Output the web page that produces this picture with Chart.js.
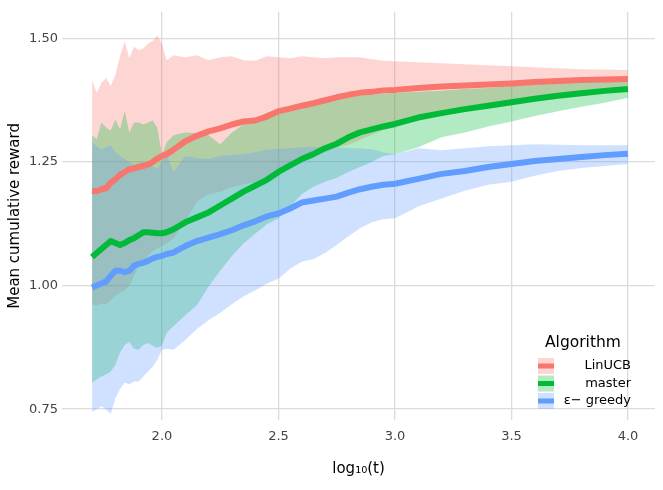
<!DOCTYPE html>
<html>
<head>
<meta charset="utf-8">
<script src="https://cdn.jsdelivr.net/npm/chart.js@4.4.1/dist/chart.umd.min.js"></script>
<style>
  html, body { margin: 0; padding: 0; background: #fff; }
  #wrap { width: 663px; height: 490px; }
</style>
</head>
<body>
<div id="wrap"><canvas id="rewardChart" width="663" height="490"></canvas></div>
<script>
// log10(t) positions shared by all series
const logT = [1.70, 1.72, 1.74, 1.76, 1.78, 1.80, 1.82, 1.84, 1.86, 1.88,
              1.90, 1.92, 1.94, 1.96, 1.98, 2.00, 2.02, 2.05, 2.10, 2.15,
              2.20, 2.25, 2.30, 2.35, 2.40, 2.45, 2.50, 2.55, 2.60, 2.65,
              2.70, 2.75, 2.80, 2.85, 2.90, 2.95, 3.00, 3.10, 3.20, 3.30,
              3.40, 3.50, 3.60, 3.70, 3.80, 3.90, 4.00];

const algorithms = ['LinUCB', 'master', 'ε− greedy'];

const linucbMean = [1.192, 1.191, 1.195, 1.197, 1.208, 1.215, 1.224, 1.230, 1.236, 1.237,
                    1.240, 1.242, 1.245, 1.250, 1.257, 1.262, 1.266, 1.275, 1.292, 1.303,
                    1.312, 1.318, 1.326, 1.332, 1.334, 1.342, 1.353, 1.358, 1.364, 1.369,
                    1.375, 1.381, 1.386, 1.390, 1.392, 1.395, 1.396, 1.400, 1.403, 1.405,
                    1.407, 1.409, 1.412, 1.414, 1.416, 1.417, 1.418];
const linucbLow = [0.962, 0.960, 0.964, 0.962, 0.970, 0.980, 0.986, 0.990, 1.000, 1.020,
                   1.040, 1.050, 1.060, 1.070, 1.075, 1.080, 1.085, 1.096, 1.130, 1.170,
                   1.185, 1.190, 1.200, 1.205, 1.210, 1.220, 1.235, 1.250, 1.260, 1.265,
                   1.270, 1.280, 1.285, 1.295, 1.305, 1.315, 1.320, 1.335, 1.350, 1.358,
                   1.365, 1.372, 1.380, 1.386, 1.392, 1.398, 1.404];
const linucbHigh = [1.416, 1.390, 1.410, 1.420, 1.404, 1.426, 1.464, 1.494, 1.460, 1.484,
                    1.476, 1.480, 1.490, 1.495, 1.506, 1.490, 1.456, 1.466, 1.462, 1.466,
                    1.456, 1.462, 1.464, 1.456, 1.455, 1.464, 1.462, 1.460, 1.464, 1.462,
                    1.460, 1.462, 1.462, 1.462, 1.458, 1.455, 1.454, 1.452, 1.450, 1.448,
                    1.446, 1.444, 1.442, 1.440, 1.438, 1.437, 1.436];

const masterMean = [1.058, 1.066, 1.074, 1.082, 1.090, 1.086, 1.082, 1.086, 1.092, 1.096,
                    1.102, 1.108, 1.108, 1.107, 1.106, 1.106, 1.108, 1.114, 1.128, 1.138,
                    1.148, 1.162, 1.176, 1.190, 1.202, 1.214, 1.230, 1.243, 1.256, 1.266,
                    1.278, 1.287, 1.300, 1.310, 1.316, 1.322, 1.327, 1.340, 1.349, 1.357,
                    1.364, 1.371, 1.378, 1.384, 1.389, 1.394, 1.398];
const masterLow = [0.804, 0.810, 0.816, 0.820, 0.826, 0.840, 0.864, 0.880, 0.886, 0.872,
                   0.870, 0.880, 0.884, 0.878, 0.874, 0.878, 0.904, 0.918, 0.940, 0.960,
                   0.998, 1.030, 1.060, 1.085, 1.105, 1.124, 1.136, 1.160, 1.185, 1.200,
                   1.210, 1.218, 1.230, 1.240, 1.250, 1.262, 1.266, 1.280, 1.300, 1.310,
                   1.322, 1.332, 1.343, 1.353, 1.362, 1.370, 1.380];
const masterHigh = [1.304, 1.296, 1.330, 1.320, 1.314, 1.336, 1.316, 1.354, 1.310, 1.330,
                    1.330, 1.326, 1.330, 1.334, 1.320, 1.264, 1.290, 1.304, 1.310, 1.308,
                    1.304, 1.286, 1.310, 1.326, 1.336, 1.350, 1.355, 1.358, 1.362, 1.366,
                    1.370, 1.375, 1.380, 1.384, 1.386, 1.388, 1.390, 1.392, 1.394, 1.398,
                    1.400, 1.404, 1.407, 1.410, 1.412, 1.414, 1.416];

const greedyMean = [0.996, 1.000, 1.004, 1.008, 1.020, 1.030, 1.030, 1.027, 1.030, 1.040,
                    1.044, 1.046, 1.050, 1.055, 1.058, 1.060, 1.064, 1.067, 1.080, 1.090,
                    1.097, 1.104, 1.112, 1.122, 1.130, 1.140, 1.146, 1.156, 1.168, 1.172,
                    1.176, 1.180, 1.188, 1.195, 1.200, 1.204, 1.206, 1.216, 1.226, 1.232,
                    1.240, 1.246, 1.252, 1.256, 1.260, 1.264, 1.267];
const greedyLow = [0.744, 0.750, 0.756, 0.750, 0.740, 0.772, 0.790, 0.804, 0.800, 0.806,
                   0.806, 0.816, 0.826, 0.836, 0.850, 0.870, 0.872, 0.870, 0.890, 0.912,
                   0.930, 0.945, 0.962, 0.978, 0.990, 1.004, 1.014, 1.034, 1.048, 1.054,
                   1.066, 1.082, 1.100, 1.116, 1.128, 1.134, 1.136, 1.160, 1.176, 1.192,
                   1.204, 1.210, 1.222, 1.232, 1.238, 1.242, 1.246];
const greedyHigh = [1.290, 1.282, 1.276, 1.280, 1.284, 1.270, 1.262, 1.256, 1.250, 1.244,
                    1.248, 1.250, 1.250, 1.242, 1.236, 1.250, 1.264, 1.230, 1.262, 1.258,
                    1.256, 1.262, 1.264, 1.266, 1.270, 1.275, 1.277, 1.278, 1.280, 1.280,
                    1.280, 1.280, 1.278, 1.278, 1.276, 1.270, 1.266, 1.278, 1.274, 1.278,
                    1.282, 1.284, 1.286, 1.285, 1.284, 1.284, 1.284];

const xTicks = [2.0, 2.5, 3.0, 3.5, 4.0];
const yTicks = [0.75, 1.00, 1.25, 1.50];

// ggplot default hues
const lineColors = ['#F8766D', '#00BA38', '#619CFF'];
const bandColors = ['rgba(248,118,109,0.3)', 'rgba(0,186,56,0.3)', 'rgba(97,156,255,0.3)'];

const FONT = "'DejaVu Sans', 'Liberation Sans', sans-serif";

const pts = arr => arr.map((v, i) => ({ x: logT[i], y: v }));

function lineSet(label, values, color) {
    return {
        label: label, data: pts(values), borderColor: color, borderWidth: 6,
        pointRadius: 0, fill: false, tension: 0, borderJoinStyle: 'round'
    };
}

function bandPair(low, high, color) {
    return [
        { data: pts(low), borderWidth: 0, borderColor: 'transparent', pointRadius: 0, fill: false },
        { data: pts(high), borderWidth: 0, borderColor: 'transparent', pointRadius: 0, fill: '-1', backgroundColor: color }
    ];
}

// legend drawn like the ggplot guide (ribbon box + thick line, right aligned labels)
const ggLegend = {
    id: 'ggLegend',
    afterDraw(chart) {
        const ctx = chart.ctx;
        ctx.save();
        ctx.fillStyle = '#000';
        ctx.font = '15.5px ' + FONT;
        ctx.textBaseline = 'middle';
        ctx.textAlign = 'left';
        ctx.fillText('Algorithm', 545, 343);
        const rows = [366, 383.5, 401];
        algorithms.forEach((name, i) => {
            const cy = rows[i];
            ctx.fillStyle = bandColors[i];
            ctx.fillRect(538, cy - 8, 16, 16);
            ctx.fillStyle = lineColors[i];
            ctx.fillRect(538, cy - 2.5, 16, 5);
            ctx.fillStyle = '#000';
            ctx.font = '13px ' + FONT;
            ctx.textAlign = 'right';
            ctx.fillText(name, 631, cy);
        });
        ctx.restore();
    }
};

const canvas = document.getElementById('rewardChart');
new Chart(canvas.getContext('2d'), {
    type: 'line',
    data: {
        datasets: [
            lineSet(algorithms[0], linucbMean, lineColors[0]),
            lineSet(algorithms[1], masterMean, lineColors[1]),
            lineSet(algorithms[2], greedyMean, lineColors[2]),
            ...bandPair(greedyLow, greedyHigh, bandColors[2]),
            ...bandPair(masterLow, masterHigh, bandColors[1]),
            ...bandPair(linucbLow, linucbHigh, bandColors[0])
        ]
    },
    options: {
        responsive: false,
        animation: false,
        devicePixelRatio: 1,
        layout: { padding: { top: 8, right: 8, left: 0, bottom: 0 } },
        plugins: {
            legend: { display: false },
            tooltip: { enabled: false },
            filler: { drawTime: 'beforeDatasetsDraw' }
        },
        scales: {
            x: {
                type: 'linear', min: 1.571, max: 4.116,
                afterBuildTicks: s => { s.ticks = xTicks.map(v => ({ value: v })); },
                afterFit: s => { s.height = 70; },
                grid: { color: '#DCDCDC', lineWidth: 1.3, drawTicks: false },
                border: { display: false },
                ticks: { padding: 9, color: '#444', font: { family: FONT, size: 13 },
                         callback: v => v.toFixed(1), maxRotation: 0 },
                title: { display: true, text: 'log₁₀(t)', color: '#000',
                         font: { family: FONT, size: 15 }, padding: { top: 0, bottom: 12 } }
            },
            y: {
                min: 0.728, max: 1.554,
                afterBuildTicks: s => { s.ticks = yTicks.map(v => ({ value: v })); },
                afterFit: s => { s.width = 62; },
                grid: { color: '#DCDCDC', lineWidth: 1.3, drawTicks: false },
                border: { display: false },
                ticks: { padding: 4, color: '#444', font: { family: FONT, size: 13 },
                         callback: v => v.toFixed(2) },
                title: { display: true, text: 'Mean cumulative reward', color: '#000',
                         font: { family: FONT, size: 15 }, padding: { top: 6, bottom: 0 } }
            }
        }
    },
    plugins: [ggLegend]
});
</script>
</body>
</html>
+++
Work to do:
Write out the lines from the start of the material to the line with "1.446, 1.444, 1.442, 1.440, 1.438, 1.437, 1.436];", inclusive and exactly. Skip the pictures.

Result for this exercise:
Output the web page that produces this picture with Chart.js.
<!DOCTYPE html>
<html>
<head>
<meta charset="utf-8">
<script src="https://cdn.jsdelivr.net/npm/chart.js@4.4.1/dist/chart.umd.min.js"></script>
<style>
  html, body { margin: 0; padding: 0; background: #fff; }
  #wrap { width: 663px; height: 490px; }
</style>
</head>
<body>
<div id="wrap"><canvas id="rewardChart" width="663" height="490"></canvas></div>
<script>
// log10(t) positions shared by all series
const logT = [1.70, 1.72, 1.74, 1.76, 1.78, 1.80, 1.82, 1.84, 1.86, 1.88,
              1.90, 1.92, 1.94, 1.96, 1.98, 2.00, 2.02, 2.05, 2.10, 2.15,
              2.20, 2.25, 2.30, 2.35, 2.40, 2.45, 2.50, 2.55, 2.60, 2.65,
              2.70, 2.75, 2.80, 2.85, 2.90, 2.95, 3.00, 3.10, 3.20, 3.30,
              3.40, 3.50, 3.60, 3.70, 3.80, 3.90, 4.00];

const algorithms = ['LinUCB', 'master', 'ε− greedy'];

const linucbMean = [1.192, 1.191, 1.195, 1.197, 1.208, 1.215, 1.224, 1.230, 1.236, 1.237,
                    1.240, 1.242, 1.245, 1.250, 1.257, 1.262, 1.266, 1.275, 1.292, 1.303,
                    1.312, 1.318, 1.326, 1.332, 1.334, 1.342, 1.353, 1.358, 1.364, 1.369,
                    1.375, 1.381, 1.386, 1.390, 1.392, 1.395, 1.396, 1.400, 1.403, 1.405,
                    1.407, 1.409, 1.412, 1.414, 1.416, 1.417, 1.418];
const linucbLow = [0.962, 0.960, 0.964, 0.962, 0.970, 0.980, 0.986, 0.990, 1.000, 1.020,
                   1.040, 1.050, 1.060, 1.070, 1.075, 1.080, 1.085, 1.096, 1.130, 1.170,
                   1.185, 1.190, 1.200, 1.205, 1.210, 1.220, 1.235, 1.250, 1.260, 1.265,
                   1.270, 1.280, 1.285, 1.295, 1.305, 1.315, 1.320, 1.335, 1.350, 1.358,
                   1.365, 1.372, 1.380, 1.386, 1.392, 1.398, 1.404];
const linucbHigh = [1.416, 1.390, 1.410, 1.420, 1.404, 1.426, 1.464, 1.494, 1.460, 1.484,
                    1.476, 1.480, 1.490, 1.495, 1.506, 1.490, 1.456, 1.466, 1.462, 1.466,
                    1.456, 1.462, 1.464, 1.456, 1.455, 1.464, 1.462, 1.460, 1.464, 1.462,
                    1.460, 1.462, 1.462, 1.462, 1.458, 1.455, 1.454, 1.452, 1.450, 1.448,
                    1.446, 1.444, 1.442, 1.440, 1.438, 1.437, 1.436];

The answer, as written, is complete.